By Bill Trotter, BDN Staff
Bangor Daily News news story
President Donald Trump’s plans to shrink and redirect the U.S. Environmental Protection Agency could have a severe impact on Maine where, according to one environmental advocacy official, state environmental programs already have been “cut down to the bone.”
The Washington Post reported Wednesday that a proposal from the White House would cut EPA staffing levels by one-fifth over the course of a year and either curtail or eliminate “dozens” of programs, including the Brownfields remediation program, which funds cleanups at former industrial sites that have been contaminated by pollution.
“This is removing bones at this point,” Pete Didisheim, senior director of advocacy for Natural Resources Council of Maine, said Thursday of Trump’s plans to reduce spending and change policy at the EPA.
Didisheim said the Trump administration is expected to release a more detailed plan this week about proposed budget cuts and policy changes but that the outlook for environmental programs nationally and in Maine is not good.
“This [possible 20 percent] scale of budget cuts is all bad news,” Didisheim said. “None of what we’re hearing is good for Maine.”
David Madore, spokesman for Maine Department of Environmental Protection, said Friday that he did not have immediate access to detailed information about which ongoing DEP programs are being funded by EPA grants, nor did he have a breakdown of the individual amounts of money that the department has received from the federal agency. He said the department had budgeted expenditures of $52.7 million for the 2016 fiscal year, of which $11.3 million — or 21.5 percent — was being funded by the federal government.
Madore declined to comment on what EPA budget cuts might mean for the department, saying the department has not had any formal communications with the agency about the implications of Trump’s executive order.
Laura Dorle, state director for Environment Maine, said Thursday that Trump’s order this week to reverse water protections established under his predecessor opens the door for allowing pollution into non-navigable waters, such as wetlands and streams. In response, Environment Maine has launched a fundraising campaign on its website to combat the order, which it says will “leave Americans with dirtier drinking water.”
Trump’s promises to relax restrictions on coal-fired power plant emissions also could have negative impacts on Maine, Dorle said. Because of prevailing wind patterns that blow east from the Midwest, Maine has been referred to as “the tailpipe of the nation,” she said, meaning people in Maine often end up breathing pollution emitted by power plants in other states.
“It’s the reason Maine and New England has a high rate of asthma,” Dorle said.
According to Didisheim, elimination of the Brownfields program would be “deeply troubling.” The program the been crucial to cleaning up closed paper mills such as Eastern Fine Paper in Brewer, which is now an infrastructure manufacturing facility for Cianbro, and the former Callahan Mine in Brooksville, he said, adding that EPA has committed to funding 90 percent of the ongoing $50 million mine remediation project.

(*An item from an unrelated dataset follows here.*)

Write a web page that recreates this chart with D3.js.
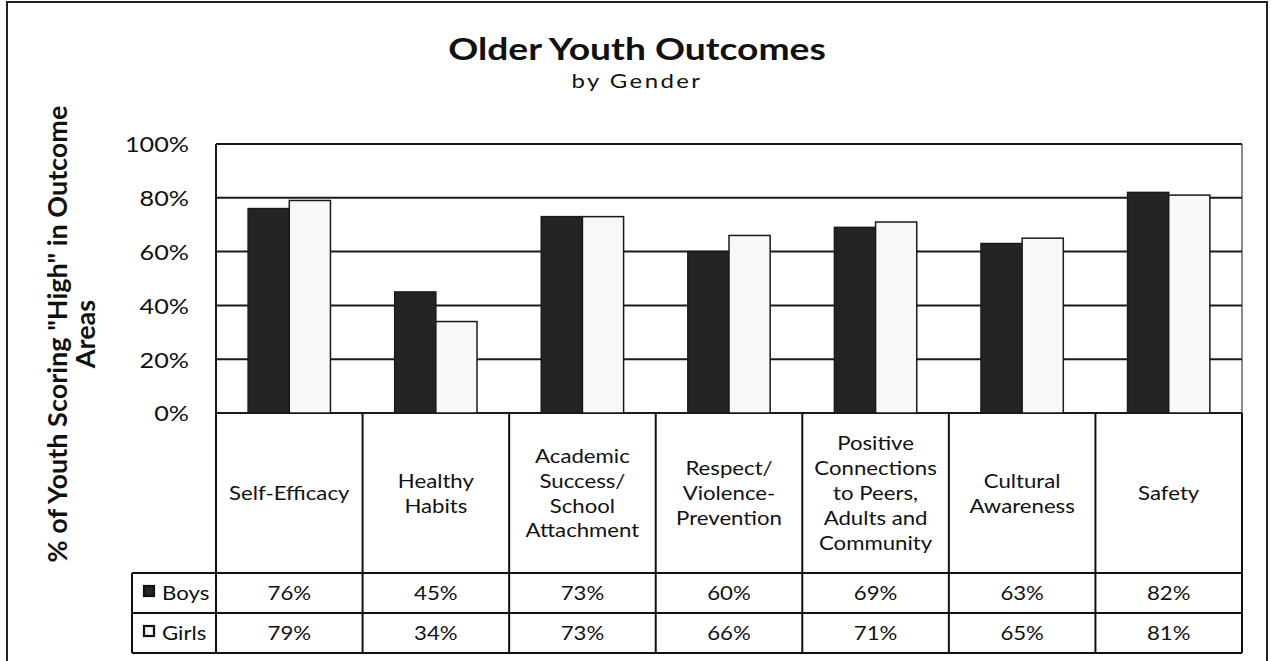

EPA funding also has been vital to improving wastewater treatment facilities and reducing sewage overflows into Maine’s fresh and coastal waters, the quality of which affects property values and municipal budgets, Didisheim said.
“We’ve got a $1 billion backlog of upgrading our wastewater treatment facilities” in Maine, he said.
Coal plant emissions also have been blamed for elevated levels of mercury and lead in freshwater and marine fish populations in Maine and in birds that eat them, such as loons and bald eagles. But, according to the Washington Post, reductions in the past decade or so of coal plant emissions have been linked to lower mercury levels in tuna caught in the Gulf of Maine from 2004 to 2012.